» **EXERCISE AIM**
Images should be left out, and everything else in the listing reproduced exactly.

## Start SUPPLIED DATA

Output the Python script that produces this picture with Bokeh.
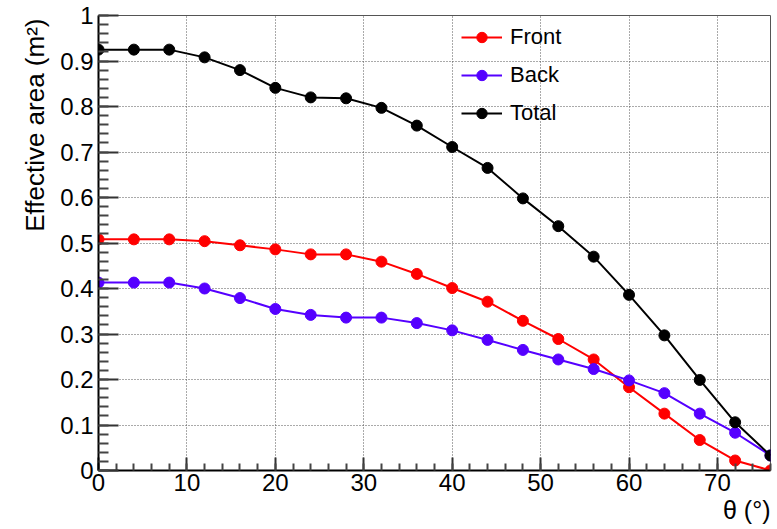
from bokeh.plotting import figure
from bokeh.models import FixedTicker, Range1d, Title
from bokeh.embed import file_html
from bokeh.resources import INLINE

# ---- data ----
theta = [0, 4, 8, 12, 16, 20, 24, 28, 32, 36, 40, 44, 48, 52, 56, 60, 64, 68, 72, 76]
front = [0.508, 0.508, 0.508, 0.504, 0.495, 0.486, 0.475, 0.475, 0.459, 0.432,
         0.401, 0.371, 0.329, 0.289, 0.244, 0.183, 0.125, 0.067, 0.022, 0.0]
back = [0.413, 0.413, 0.413, 0.400, 0.379, 0.355, 0.342, 0.336, 0.336, 0.324,
        0.308, 0.287, 0.265, 0.244, 0.223, 0.198, 0.170, 0.125, 0.083, 0.033]
total = [0.925, 0.925, 0.925, 0.908, 0.880, 0.841, 0.820, 0.818, 0.797, 0.758,
         0.711, 0.665, 0.598, 0.537, 0.470, 0.386, 0.297, 0.199, 0.106, 0.033]
series_names = ["Front", "Back", "Total"]
series_colors = ["#ff0000", "#5500ff", "#000000"]

x_ticks = [0, 10, 20, 30, 40, 50, 60, 70]
x_minor = list(range(0, 77, 2))
y_ticks = [0.0, 0.1, 0.2, 0.3, 0.4, 0.5, 0.6, 0.7, 0.8, 0.9, 1.0]
y_tick_labels = ["0", "0.1", "0.2", "0.3", "0.4", "0.5", "0.6", "0.7", "0.8", "0.9", "1"]
y_minor = [i / 50 for i in range(51)]

x_title = "θ (°)"
y_title = "Effective area (m²)"

# ---- layout ----
W, H = 777, 529
BL, BR, BT, BB = 98, 7, 15, 59
X0, X1, Y0, Y1 = 0, 76, 0, 1
FONT = "Liberation Sans"

p = figure(width=W, height=H, x_range=Range1d(X0, X1), y_range=Range1d(Y0, Y1),
           output_backend="svg", toolbar_location=None,
           min_border_left=BL, min_border_right=BR, min_border_top=BT, min_border_bottom=BB)
p.background_fill_color = "white"
p.border_fill_color = "white"
p.outline_line_color = "#555555"
p.outline_line_width = 1

for ax, ticks, minor, tin, tmin in ((p.xaxis[0], x_ticks, x_minor, 13, 7),
                                     (p.yaxis[0], y_ticks, y_minor, 20, 10)):
    ax.ticker = FixedTicker(ticks=ticks, minor_ticks=minor)
    ax.axis_line_color = "black"
    ax.axis_line_width = 2
    ax.major_tick_in = tin
    ax.major_tick_out = 0
    ax.minor_tick_in = tmin
    ax.minor_tick_out = 0
    ax.major_tick_line_color = "#333333"
    ax.major_tick_line_width = 2
    ax.minor_tick_line_color = "#444444"
    ax.minor_tick_line_width = 2
    ax.major_label_text_font = FONT
    ax.major_label_text_font_size = "24px"
    ax.major_label_text_color = "black"

p.xaxis[0].major_label_standoff = 3
p.yaxis[0].major_label_standoff = 5
p.yaxis[0].major_label_overrides = {t: s for t, s in zip(y_ticks, y_tick_labels)}

p.grid.grid_line_color = "#555555"
p.grid.grid_line_dash = "1 2"
p.grid.grid_line_width = 1

for name, vals, col in zip(series_names, (front, back, total), series_colors):
    p.line(theta, vals, line_color=col, line_width=2, legend_label=name)
    p.scatter(theta, vals, size=11, fill_color=col, line_color=col, legend_label=name)

lg = p.legend[0]
lg.location = (363, 344)
lg.background_fill_alpha = 0
lg.border_line_alpha = 0
lg.padding = 0
lg.margin = 0
lg.spacing = 12
lg.glyph_width = 41
lg.glyph_height = 26
lg.label_height = 26
lg.label_standoff = 8
lg.label_text_font = FONT
lg.label_text_font_size = "22px"
lg.label_text_color = "black"

p.add_layout(Title(text=x_title, align="right", standoff=0, text_font=FONT,
                   text_font_size="25px", text_font_style="normal",
                   text_color="black"), "below")
p.add_layout(Title(text=y_title, align="right", standoff=15, offset=3, text_font=FONT,
                   text_font_size="26px", text_font_style="normal",
                   text_color="black"), "left")

open("out.html", "w").write(file_html(p, INLINE))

## End SUPPLIED DATA

» **OUTPUT OF THE EXERCISE**
Output the Python script that produces this picture with Bokeh.
from bokeh.plotting import figure
from bokeh.models import FixedTicker, Range1d, Title
from bokeh.embed import file_html
from bokeh.resources import INLINE

# ---- data ----
theta = [0, 4, 8, 12, 16, 20, 24, 28, 32, 36, 40, 44, 48, 52, 56, 60, 64, 68, 72, 76]
front = [0.508, 0.508, 0.508, 0.504, 0.495, 0.486, 0.475, 0.475, 0.459, 0.432,
         0.401, 0.371, 0.329, 0.289, 0.244, 0.183, 0.125, 0.067, 0.022, 0.0]
back = [0.413, 0.413, 0.413, 0.400, 0.379, 0.355, 0.342, 0.336, 0.336, 0.324,
        0.308, 0.287, 0.265, 0.244, 0.223, 0.198, 0.170, 0.125, 0.083, 0.033]
total = [0.925, 0.925, 0.925, 0.908, 0.880, 0.841, 0.820, 0.818, 0.797, 0.758,
         0.711, 0.665, 0.598, 0.537, 0.470, 0.386, 0.297, 0.199, 0.106, 0.033]
series_names = ["Front", "Back", "Total"]
series_colors = ["#ff0000", "#5500ff", "#000000"]

x_ticks = [0, 10, 20, 30, 40, 50, 60, 70]
x_minor = list(range(0, 77, 2))
y_ticks = [0.0, 0.1, 0.2, 0.3, 0.4, 0.5, 0.6, 0.7, 0.8, 0.9, 1.0]
y_tick_labels = ["0", "0.1", "0.2", "0.3", "0.4", "0.5", "0.6", "0.7", "0.8", "0.9", "1"]
y_minor = [i / 50 for i in range(51)]

x_title = "θ (°)"
y_title = "Effective area (m²)"

# ---- layout ----
W, H = 777, 529
BL, BR, BT, BB = 98, 7, 15, 59
X0, X1, Y0, Y1 = 0, 76, 0, 1
FONT = "Liberation Sans"

p = figure(width=W, height=H, x_range=Range1d(X0, X1), y_range=Range1d(Y0, Y1),
           output_backend="svg", toolbar_location=None,
           min_border_left=BL, min_border_right=BR, min_border_top=BT, min_border_bottom=BB)
p.background_fill_color = "white"
p.border_fill_color = "white"
p.outline_line_color = "#555555"
p.outline_line_width = 1

for ax, ticks, minor, tin, tmin in ((p.xaxis[0], x_ticks, x_minor, 13, 7),
                                     (p.yaxis[0], y_ticks, y_minor, 20, 10)):
    ax.ticker = FixedTicker(ticks=ticks, minor_ticks=minor)
    ax.axis_line_color = "black"
    ax.axis_line_width = 2
    ax.major_tick_in = tin
    ax.major_tick_out = 0
    ax.minor_tick_in = tmin
    ax.minor_tick_out = 0
    ax.major_tick_line_color = "#333333"
    ax.major_tick_line_width = 2
    ax.minor_tick_line_color = "#444444"
    ax.minor_tick_line_width = 2
    ax.major_label_text_font = FONT
    ax.major_label_text_font_size = "24px"
    ax.major_label_text_color = "black"

p.xaxis[0].major_label_standoff = 3
p.yaxis[0].major_label_standoff = 5
p.yaxis[0].major_label_overrides = {t: s for t, s in zip(y_ticks, y_tick_labels)}

p.grid.grid_line_color = "#555555"
p.grid.grid_line_dash = "1 2"
p.grid.grid_line_width = 1

for name, vals, col in zip(series_names, (front, back, total), series_colors):
    p.line(theta, vals, line_color=col, line_width=2, legend_label=name)
    p.scatter(theta, vals, size=11, fill_color=col, line_color=col, legend_label=name)

lg = p.legend[0]
lg.location = (363, 344)
lg.background_fill_alpha = 0
lg.border_line_alpha = 0
lg.padding = 0
lg.margin = 0
lg.spacing = 12
lg.glyph_width = 41
lg.glyph_height = 26
lg.label_height = 26
lg.label_standoff = 8
lg.label_text_font = FONT
lg.label_text_font_size = "22px"
lg.label_text_color = "black"

p.add_layout(Title(text=x_title, align="right", standoff=0, text_font=FONT,
                   text_font_size="25px", text_font_style="normal",
                   text_color="black"), "below")
p.add_layout(Title(text=y_title, align="right", standoff=15, offset=3, text_font=FONT,
                   text_font_size="26px", text_font_style="normal",
                   text_color="black"), "left")

open("out.html", "w").write(file_html(p, INLINE))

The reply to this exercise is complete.